What jet sizes will get me through the break in procedure without engine seizure? I will fine tune the jetting after the break in.

Thanks,
 
I would say about a 280. I would wait a little for other people to give there opinion. In not a pro at jetting.

Edit: I see you still have the air box lid on. If you plan to run without it, jump up to a 290.
 
After an electrical problem was solved, I got it started for the first time today.

I used the 290 jet, center needle position, and 32:1 mix.

After ten minutes of idle (a couple of 1/4 throttle revs), the cylinder was too hot to touch. Is this normal? When revved, it was slow to come back to idle.

Any tips would be appreciated. I'm knew to 2 strokes.

Thanks,
 
just idling it will get hot it needs the air movement to cool. Sounds like ur lean on the pilot also, with the slow to come down from idle. You can turn in the air screw a 1/4 turn at a time and see if that helps...that richens up the circuit. Also if u are just running thru heat cycle...run it till it gets hot to the touch and trhen let it cool
 
just idling it will get hot it needs the air movement to cool. Sounds like ur lean on the pilot also, with the slow to come down from idle. You can turn in the air screw a 1/4 turn at a time and see if that helps...that richens up the circuit. Also if u are just running thru heat cycle...run it till it gets hot to the touch and trhen let it cool

yep !!!!!
turning the airscrew in richens it by adding less air
the main has nothing to do with heat cycles, or a proper 2 tanks of fuel break-in, (which nobody does)
no wide open throttle till them 4-5 heat cycles are done, then just take it easy for a few hours, no sustained wot's
then you'll have to plug chop that main to see what the plug is telling you... rich or lean, and one run for the test wont fry it

anything over a 270/280 should keep you in the safe zone, then plug chop to fine tune
 
break in procedures are 1 of the areas i am most crucial. I do the same for forged and cast pistons. Forged just needs to be heated up slower.

32:1 premix(NEVER USE OIL INJECTION FOR BREAK IN)
I prefer maxima 927, yamalube 2r, or klots for breakin and riding. Good quality oils break things in slower and more evenly.

My personal procedure;
Run bike for 10 minutes, let cool off for 30minutes
run bike for 10 minutes, let cool off for 20 minutes
***next part you vary the throttle as you ride, do not let it be constant.***
RIDE bike for 15-20 minutes no more than 1/4 thorttle, let cool off - 10 minutes
Ride bike for 15-20 minutes, no more than 1/2 throttle, let cool off - 10 minutes
ride bike for 20-30 minutes, no more than 3/4 throttle, let cool off -10 minutes
ride bike for 20-30 minutes, use full throttle, let cool off
Ride bike as normal. Suggest just taking it east for the first couple hours or so.

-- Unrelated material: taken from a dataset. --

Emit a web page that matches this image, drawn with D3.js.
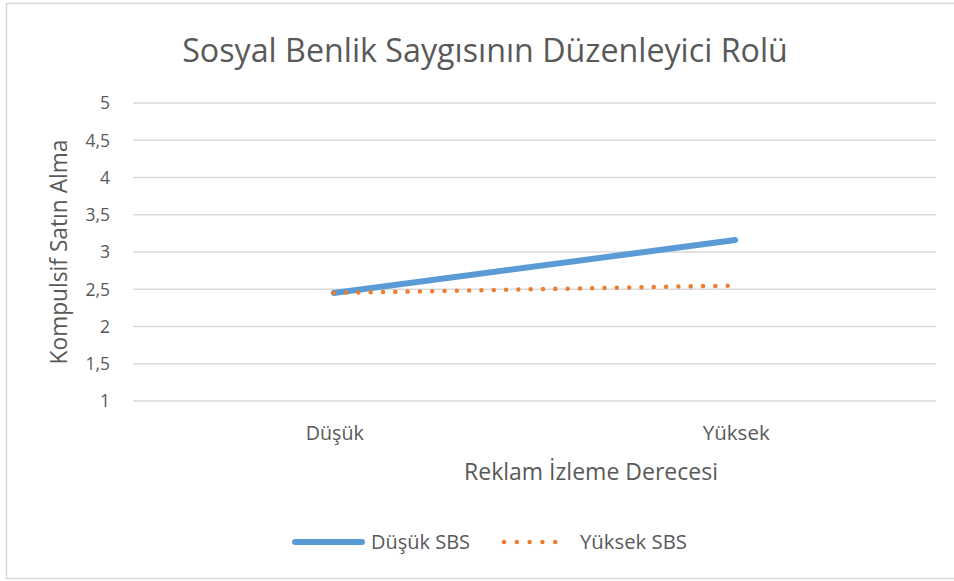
<!DOCTYPE html>
<html><head><meta charset="utf-8">
<script src="https://cdn.jsdelivr.net/npm/d3@7"></script>
<style>body{margin:0;background:#fff}svg{display:block}text{font-family:"Open Sans",sans-serif;fill:#595959}</style>
</head><body>
<script>
const categories = ["Düşük", "Yüksek"];
const seriesNames = ["Düşük SBS", "Yüksek SBS"];
const dusukSBS = [2.45, 3.16];
const yuksekSBS = [2.45, 2.55];
const yTicks = [1, 1.5, 2, 2.5, 3, 3.5, 4, 4.5, 5];
const title = "Sosyal Benlik Saygısının Düzenleyici Rolü";
const xTitle = "Reklam İzleme Derecesi";
const yTitle = "Kompulsif Satın Alma";

(function(){
const W = 954, H = 581;
const svg = d3.select("body").append("svg").attr("width", W).attr("height", H);
svg.append("rect").attr("x", 6.5).attr("y", 3.5).attr("width", 960).attr("height", 575)
  .attr("fill", "#fff").attr("stroke", "#d9d9d9").attr("stroke-width", 1.5);

const pL = 133, pR = 936, pT = 103, pB = 401;
const x = d3.scaleBand().domain(categories).range([pL, pR]);
const y = d3.scaleLinear().domain([1, 5]).range([pB, pT]);

function fit(sel, w) {
  const n = sel.node(); const fs = parseFloat(sel.attr("font-size"));
  const l = n.getComputedTextLength(); if (l > 0) sel.attr("font-size", fs * w / l);
}

svg.append("g").selectAll("line").data(yTicks).join("line")
  .attr("x1", pL).attr("x2", pR).attr("y1", d => y(d)).attr("y2", d => y(d))
  .attr("stroke", "#d9d9d9").attr("stroke-width", 1.3);

const fmt = d => String(d).replace(".", ",");
svg.append("g").selectAll("text").data(yTicks).join("text")
  .attr("x", 110).attr("y", d => y(d)).attr("dy", "0.36em").attr("text-anchor", "end")
  .attr("font-size", 17.5).text(fmt);

svg.append("g").selectAll("text").data(categories).join("text")
  .attr("x", d => x(d) + x.bandwidth() / 2 + 1).attr("y", 433).attr("dy", "0.35em")
  .attr("text-anchor", "middle").attr("font-size", 17.5).text(d => d)
  .each(function(d){ fit(d3.select(this), d === "Düşük" ? 58 : 67); });

const t = svg.append("text").attr("x", 485).attr("y", 62).attr("text-anchor", "middle")
  .attr("font-size", 30).text(title);
fit(t, 606);
const xt = svg.append("text").attr("x", 591).attr("y", 472).attr("dy", "0.35em").attr("text-anchor", "middle")
  .attr("font-size", 19).text(xTitle);
fit(xt, 254);
const yt = svg.append("text").attr("transform", "translate(59,252) rotate(-90)").attr("dy", "0.35em")
  .attr("text-anchor", "middle").attr("font-size", 19).text(yTitle);
fit(yt, 225);

const line = d3.line().x((d, i) => x(categories[i]) + x.bandwidth() / 2).y(d => y(d));
svg.append("path").datum(dusukSBS).attr("d", line).attr("fill", "none")
  .attr("stroke", "#5b9bd5").attr("stroke-width", 6).attr("stroke-linecap", "round");
svg.append("path").datum(yuksekSBS).attr("d", line).attr("fill", "none")
  .attr("stroke", "#ed7d31").attr("stroke-width", 4.5).attr("stroke-linecap", "round")
  .attr("stroke-dasharray", "0.01 12.3");

const ly = 542;
svg.append("line").attr("x1", 295).attr("x2", 362).attr("y1", ly).attr("y2", ly)
  .attr("stroke", "#5b9bd5").attr("stroke-width", 6).attr("stroke-linecap", "round");
const l1 = svg.append("text").attr("x", 371).attr("y", ly).attr("dy", "0.35em").attr("font-size", 17.5).text(seriesNames[0]);
fit(l1, 99);
svg.append("line").attr("x1", 504).attr("x2", 568).attr("y1", ly).attr("y2", ly)
  .attr("stroke", "#ed7d31").attr("stroke-width", 4.5).attr("stroke-linecap", "round")
  .attr("stroke-dasharray", "0.01 12.8");
const l2 = svg.append("text").attr("x", 580).attr("y", ly).attr("dy", "0.35em").attr("font-size", 17.5).text(seriesNames[1]);
fit(l2, 107);
})();
</script>
</body></html>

If you have a wiseco, this is very critical to break the piston in. Wiseco - aka seize-co. They love to expand all funky and stick rings when heated up fast. Cast pistons are more forgiving but i feel they should all be heated up slowly.

Just for a quick question, have your ports been chamfered? A good number of people don't know this needs to be done after a fresh bore. Sharp/hard edges need to be removed the the ports, otherwise rings can catch them and break things.